EL PASO, Texas (Border Report) – Border agents on Thursday honored their fallen comrades with a floral offering, reading of their names out loud and firing a 21-gun salute at the National Border Patrol Museum in Northeast El Paso.

One hundred and fifty-three agents have died on the job since the U.S. Border Patrol was created in 1924 in circumstances as diverse as being run over by smugglers to succumbing to heat exhaustion in the desert to perishing in rollover accidents during pursuits.

El Paso Border Patrol Deputy Chief Tim Sullivan said technology that enables border agents to be better aware of their surroundings is helping cut down risks. Cameras with infrared capabilities monitor the border wall 24-7; artificial intelligence camera towers track groups of people the minute they come over the border and step on ground sensors.

Still, Sullivan said the job of keeping the nation’s borders safe is inherently dangerous.

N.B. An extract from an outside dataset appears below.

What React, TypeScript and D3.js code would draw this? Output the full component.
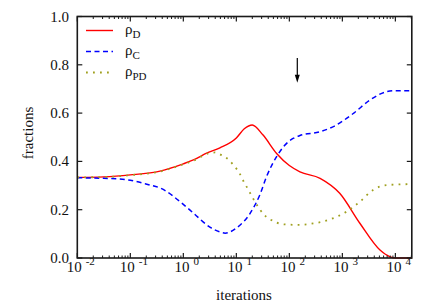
import React from "react";
import * as d3 from "d3";

// ---- data (x given as log10 of iterations) ----
const rhoDExp = [-2, -1.5, -1, -0.44, 0, 0.19, 0.45, 0.69, 1.0, 1.15, 1.3, 1.5, 1.76, 2.0, 2.2, 2.58, 2.95, 3.33, 3.71, 3.9, 4.0, 4.31];
const rhoDVal = [0.334, 0.336, 0.344, 0.36, 0.39, 0.406, 0.435, 0.456, 0.497, 0.535, 0.551, 0.51, 0.433, 0.383, 0.357, 0.33, 0.268, 0.144, 0.033, 0.005, 0, 0];

const rhoCExp = [-2, -1.5, -1, -0.63, -0.44, 0, 0.19, 0.5, 0.69, 0.79, 1.0, 1.26, 1.45, 1.57, 1.76, 1.89, 2.08, 2.2, 2.58, 2.83, 3.21, 3.52, 3.84, 4.0, 4.31];
const rhoCVal = [0.332, 0.33, 0.322, 0.302, 0.29, 0.222, 0.186, 0.128, 0.108, 0.103, 0.124, 0.185, 0.265, 0.337, 0.42, 0.461, 0.496, 0.507, 0.523, 0.544, 0.599, 0.654, 0.689, 0.693, 0.693];

const rhoPDExp = [-2, -1.5, -1, -0.44, 0, 0.19, 0.47, 0.6, 0.72, 0.86, 0.96, 1.06, 1.13, 1.21, 1.29, 1.37, 1.45, 1.56, 1.7, 1.84, 2.01, 2.17, 2.45, 2.77, 3.08, 3.33, 3.58, 3.84, 4.31];
const rhoPDVal = [0.334, 0.335, 0.343, 0.358, 0.388, 0.403, 0.433, 0.437, 0.426, 0.406, 0.381, 0.351, 0.32, 0.289, 0.257, 0.226, 0.199, 0.171, 0.153, 0.141, 0.138, 0.137, 0.143, 0.16, 0.192, 0.233, 0.282, 0.302, 0.306];

const xTickExps = [-2, -1, 0, 1, 2, 3, 4];
const yTicks = [0, 0.2, 0.4, 0.6, 0.8, 1.0];
const arrowExp = [2.15];
const arrowFrom = [0.828];
const arrowTo = [0.726];

const legendLabels = [
  { base: "ρ", sub: "D" },
  { base: "ρ", sub: "C" },
  { base: "ρ", sub: "PD" },
];

const W = 447, H = 304;
const L = 77.3, R = 411.8, T = 16.5, B = 258;
const FONT = "Liberation Serif, Times New Roman, DejaVu Serif, serif";
const AX = "#1a1a1a";

export default function App() {
  const x = d3.scaleLog().domain([0.01, Math.pow(10, 4.31)]).range([L, R]);
  const y = d3.scaleLinear().domain([0, 1]).range([B, T]);

  const mk = (ex: number[], vals: number[]) =>
    d3.line<number>()
      .x((_, i) => x(Math.pow(10, ex[i])))
      .y((v) => y(v))
      .curve(d3.curveMonotoneX)(vals) || "";

  const series = [
    { d: mk(rhoDExp, rhoDVal), color: "#ff0000", dash: undefined as string | undefined, width: 1.4 },
    { d: mk(rhoCExp, rhoCVal), color: "#0000ff", dash: "5,3.5", width: 1.5 },
    { d: mk(rhoPDExp, rhoPDVal), color: "#a0a020", dash: "1.8,5.2", width: 1.8 },
  ];

  const minor: number[] = [];
  for (let e = -2; e <= 4; e++) {
    for (let k = 2; k <= 9; k++) {
      const v = k * Math.pow(10, e);
      if (v <= Math.pow(10, 4.31)) minor.push(v);
    }
  }

  const axp = x(Math.pow(10, arrowExp[0]));
  const txt: React.CSSProperties = { fontFamily: FONT };

  return (
    <svg width={W} height={H} style={{ position: "absolute", left: 0, top: 0, background: "#fff", fontFamily: FONT }}>
      <rect width={W} height={H} fill="#fff" />
      <g fill="none">
        {series.map((s, i) => (
          <path key={i} d={s.d} stroke={s.color} strokeWidth={s.width} strokeDasharray={s.dash} />
        ))}
      </g>
      <rect x={L} y={T} width={R - L} height={B - T} fill="none" stroke={AX} strokeWidth={1.6} />
      {xTickExps.map((e) => {
        const px = x(Math.pow(10, e));
        return (
          <g key={"xt" + e}>
            <line x1={px} x2={px} y1={B} y2={B - 5} stroke={AX} strokeWidth={1.2} />
            <line x1={px} x2={px} y1={T} y2={T + 5} stroke={AX} strokeWidth={1.2} />
            <text x={px + 3.5} y={272} fontSize={15} textAnchor="middle" fill="#111" style={txt}>
              10<tspan dx={4} dy={-7} fontSize={11}>{e < 0 ? "-" + Math.abs(e) : String(e)}</tspan>
            </text>
          </g>
        );
      })}
      {minor.map((v, i) => {
        const px = x(v);
        return (
          <g key={"mt" + i}>
            <line x1={px} x2={px} y1={B} y2={B - 2.5} stroke={AX} strokeWidth={1} />
            <line x1={px} x2={px} y1={T} y2={T + 2.5} stroke={AX} strokeWidth={1} />
          </g>
        );
      })}
      {yTicks.map((v) => {
        const py = y(v);
        return (
          <g key={"yt" + v}>
            <line x1={L} x2={L + 5} y1={py} y2={py} stroke={AX} strokeWidth={1.2} />
            <line x1={R} x2={R - 5} y1={py} y2={py} stroke={AX} strokeWidth={1.2} />
            <text x={69} y={py + 5} fontSize={15} textAnchor="end" fill="#111" style={txt}>{v.toFixed(1)}</text>
          </g>
        );
      })}
      <text x={244} y={300} fontSize={15} textAnchor="middle" fill="#111" style={txt}>iterations</text>
      <text transform={`translate(33, 133) rotate(-90)`} fontSize={15} textAnchor="middle" fill="#111" style={txt}>fractions</text>
      {legendLabels.map((lab, i) => {
        const ly = 30.5 + i * 21;
        const s = series[i];
        return (
          <g key={"lg" + i}>
            <line x1={86} x2={113} y1={ly} y2={ly} stroke={s.color} strokeWidth={s.width} strokeDasharray={s.dash} />
            <text x={125} y={ly + 3} fontSize={15} fill="#111" style={txt}>
              {lab.base}<tspan dy={4} fontSize={11}>{lab.sub}</tspan>
            </text>
          </g>
        );
      })}
      <line x1={axp} x2={axp} y1={y(arrowFrom[0])} y2={y(arrowTo[0]) - 6} stroke="#000" strokeWidth={1.2} />
      <path d={`M${axp - 2.5},${y(arrowTo[0]) - 8} L${axp + 2.5},${y(arrowTo[0]) - 8} L${axp},${y(arrowTo[0])} Z`} fill="#000" />
    </svg>
  );
}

“We lost two agents in 2022 to vehicle accidents. Several of the names read died as a result of gunfire, and COVID took a big hit on us,” he said. “There is not one specific issue; it’s a dangerous job every day.”

Some of the names read included agents shot by border criminals in years past. Agent Brian Terry died of a gunshot wound to the back in an encounter with robbers near Nogales, Arizona, in 2010. Seven people were tried and convicted in connection to his death.

Agent Alexander Kirpnick, 27, was shot in the head while he and his partner attempted to arrest five drug smugglers, also near the Mexico-Arizona border, in 1998.

More recently, several border agents have taken their own lives in what one member of Congress called an “epidemic” in an agency that has seen several major migrant surges since the fall of 2018.

“We are here to pause and reflect and focus on the families of the fallen. The pain does not go away for these families, doesn’t go away for us. So, this is what we can do to honor their sacrifice,” Sullivan said.